ひとりFBI ~Football Bureau of Investigation~BACK NUMBER
見せてもらおうか、J1王者の技を。
イニエスタを牛耳った川崎の連動。
text by
北條聡Satoshi Hojo
photograph byJ.LEAGUE
posted2019/05/14 10:30
イニエスタがいる。それだけで会場には高揚感が漂ったが、川崎がそれを打ち砕いたというのが痛快だったのだ。
ヤツだ、イニエスタが来たんだ!
間違いない。ヤツだ、ヤツが来たんだ!
いや、本当に来たのである。アンドレス・イニエスタが。最強バルサの一翼を担ってきたスペインの鬼才が破格の待遇で神戸に加わり、Jのピッチに立つことになった。
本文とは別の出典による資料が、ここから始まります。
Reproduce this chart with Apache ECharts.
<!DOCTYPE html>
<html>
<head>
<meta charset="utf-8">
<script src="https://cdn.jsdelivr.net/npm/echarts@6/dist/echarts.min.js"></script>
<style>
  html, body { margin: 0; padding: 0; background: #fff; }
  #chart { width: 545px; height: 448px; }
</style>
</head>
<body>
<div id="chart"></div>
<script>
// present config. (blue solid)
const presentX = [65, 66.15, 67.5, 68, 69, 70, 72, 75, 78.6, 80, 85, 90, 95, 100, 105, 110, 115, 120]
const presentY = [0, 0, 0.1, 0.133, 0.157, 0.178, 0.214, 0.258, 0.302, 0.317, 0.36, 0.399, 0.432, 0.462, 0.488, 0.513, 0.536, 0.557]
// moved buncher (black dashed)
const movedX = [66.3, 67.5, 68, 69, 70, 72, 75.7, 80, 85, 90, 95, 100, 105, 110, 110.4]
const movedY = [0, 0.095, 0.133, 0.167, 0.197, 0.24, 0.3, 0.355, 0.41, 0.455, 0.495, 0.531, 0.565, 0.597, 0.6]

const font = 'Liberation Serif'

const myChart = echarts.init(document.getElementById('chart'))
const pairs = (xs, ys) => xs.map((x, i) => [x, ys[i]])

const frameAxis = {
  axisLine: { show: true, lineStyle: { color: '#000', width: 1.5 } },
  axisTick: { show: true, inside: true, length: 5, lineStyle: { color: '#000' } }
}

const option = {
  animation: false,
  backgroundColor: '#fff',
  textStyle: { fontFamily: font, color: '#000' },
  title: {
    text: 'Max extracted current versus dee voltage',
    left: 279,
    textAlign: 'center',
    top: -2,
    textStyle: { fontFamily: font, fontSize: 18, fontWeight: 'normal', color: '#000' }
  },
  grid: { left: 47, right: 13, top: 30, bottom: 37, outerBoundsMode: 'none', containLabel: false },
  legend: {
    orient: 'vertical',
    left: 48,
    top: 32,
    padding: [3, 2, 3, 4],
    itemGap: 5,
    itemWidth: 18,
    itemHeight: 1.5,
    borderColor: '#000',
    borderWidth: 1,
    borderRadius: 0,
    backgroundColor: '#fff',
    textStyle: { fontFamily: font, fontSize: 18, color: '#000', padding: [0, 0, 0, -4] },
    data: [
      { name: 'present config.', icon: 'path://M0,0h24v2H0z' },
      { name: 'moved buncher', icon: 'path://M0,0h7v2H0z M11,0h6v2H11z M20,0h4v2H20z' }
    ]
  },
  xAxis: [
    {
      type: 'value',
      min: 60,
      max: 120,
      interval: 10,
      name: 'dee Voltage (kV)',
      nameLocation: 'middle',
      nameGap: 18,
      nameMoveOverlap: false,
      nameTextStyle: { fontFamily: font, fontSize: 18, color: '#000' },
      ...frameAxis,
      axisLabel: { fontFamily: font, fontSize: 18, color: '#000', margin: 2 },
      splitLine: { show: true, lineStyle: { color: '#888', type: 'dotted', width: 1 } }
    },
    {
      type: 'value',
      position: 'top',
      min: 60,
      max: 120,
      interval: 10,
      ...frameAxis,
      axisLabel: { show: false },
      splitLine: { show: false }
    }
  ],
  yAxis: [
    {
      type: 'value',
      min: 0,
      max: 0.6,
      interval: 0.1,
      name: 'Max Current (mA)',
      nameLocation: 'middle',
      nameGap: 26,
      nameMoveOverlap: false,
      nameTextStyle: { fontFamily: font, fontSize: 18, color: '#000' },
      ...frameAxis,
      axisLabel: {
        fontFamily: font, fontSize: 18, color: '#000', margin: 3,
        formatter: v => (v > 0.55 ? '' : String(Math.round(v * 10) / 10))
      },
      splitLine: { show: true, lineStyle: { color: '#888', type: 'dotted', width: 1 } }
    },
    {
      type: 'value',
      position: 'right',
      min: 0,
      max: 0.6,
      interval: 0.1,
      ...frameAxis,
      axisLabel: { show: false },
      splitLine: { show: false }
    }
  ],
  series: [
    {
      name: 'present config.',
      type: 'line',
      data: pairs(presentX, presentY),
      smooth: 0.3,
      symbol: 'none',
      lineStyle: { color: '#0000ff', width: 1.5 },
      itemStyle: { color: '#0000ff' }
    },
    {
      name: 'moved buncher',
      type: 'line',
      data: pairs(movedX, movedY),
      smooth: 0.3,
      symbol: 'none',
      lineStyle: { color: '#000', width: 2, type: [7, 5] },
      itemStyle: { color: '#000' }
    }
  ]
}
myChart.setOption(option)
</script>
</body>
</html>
さらに同じスペインの指導者フアン・マヌエル・リージョが新監督に就任。触れ込みは「ペップの師匠」である。その実は影響を与えた指導者の1人に過ぎないだろうが、その哲学はバルサのそれとよく似たものだ。
川崎対神戸、ドS対ドS、互いにイケメンのジャイアン対ジャイアン。これなら十分に名勝負の余地はある。事実、そうなった。
開始10分、いきなりスコアが動く。ホームの川崎が敵陣左を崩し、知念慶の折り返しを拾った登里享平がエリア内で倒されてPKを獲得。これを主砲の小林悠が落ち着いて蹴り込み、早々と先手を取った。
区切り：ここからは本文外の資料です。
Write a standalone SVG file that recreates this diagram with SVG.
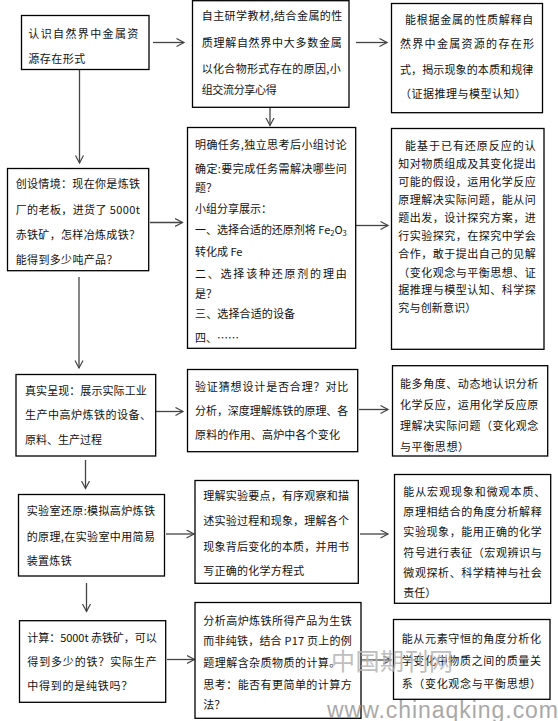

だが、数分後にあっさり追いつかれてしまう。イニエスタからルーカス・ポドルスキとつながれ、最後は混戦からのオウンゴール。これを機に西のジャイアンが巧みにゲームの流れを引き寄せていく。
リージョ神戸の術中にハマった。
川崎の陣形は中村憲剛をトップ下に据える4-2-3-1ではなく、前線に小林と知念を並べる4-4-2スクエア。負傷中の守田英正に代わり、中村を1列下げ、大島僚太とのドイスボランチで臨んでいた。
一方、神戸の陣形は中盤の4人をひし形に並べた4-4-2ダイヤモンド。トップ下にポドルスキ、アンカーに藤田直之、右のインサイドに三田啓貴、そして左のインサイドに注目のイニエスタをもってきた。
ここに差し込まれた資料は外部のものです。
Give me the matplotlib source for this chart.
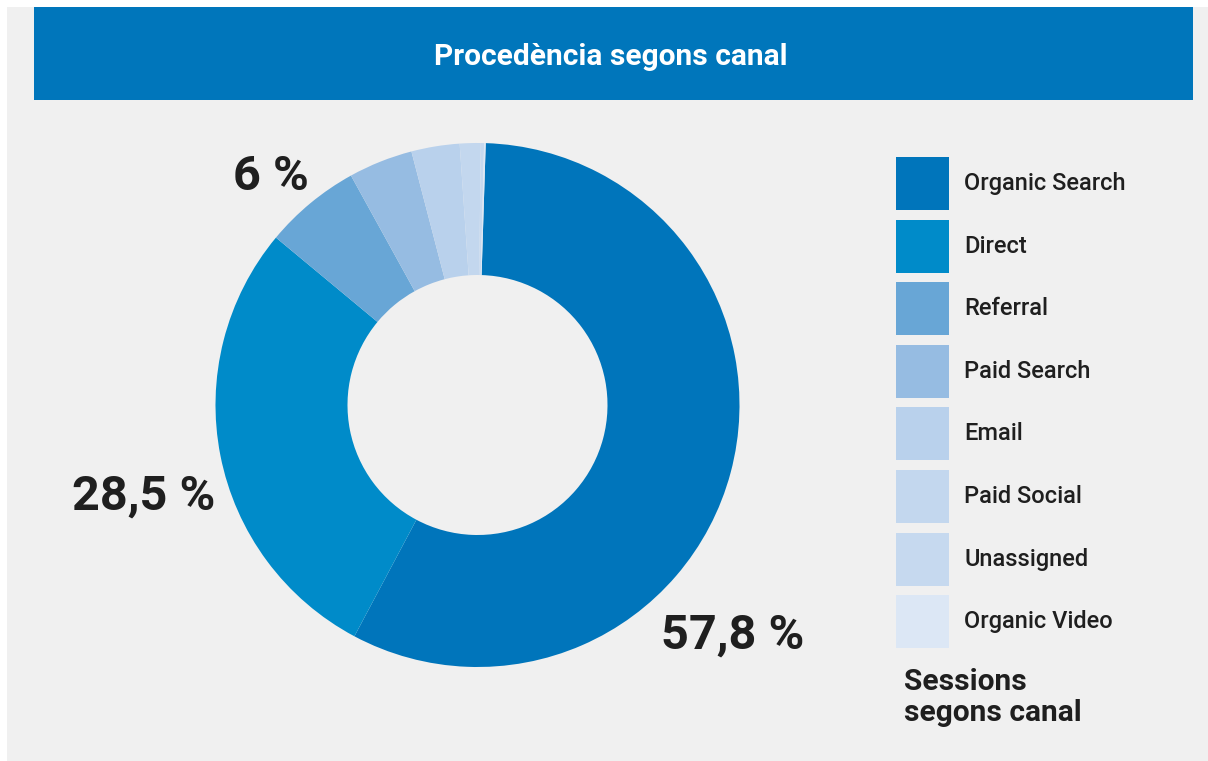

川崎が例によって失ったボールの即時奪回を試みるが、要のプレスがハマらない。試合後、登里は「相手との距離が長くて寄せきれなかった」と振り返る。無理もない。左右のサイドバックの眼前に捕まえるべき敵がいないのだ。そのぶん、神戸は中盤の中央寄りで数(2人分)と空間の優位を得ていた。
そして28分、ゴール前で神戸に圧力をかけられると、2トップの一角を担う古橋亨梧の強烈な一発を浴びる。さらに35分、自陣左から三田に会心のミドルシュートを決められて、あっという間に1-3。リージョ神戸の術中にまんまとハマることになった。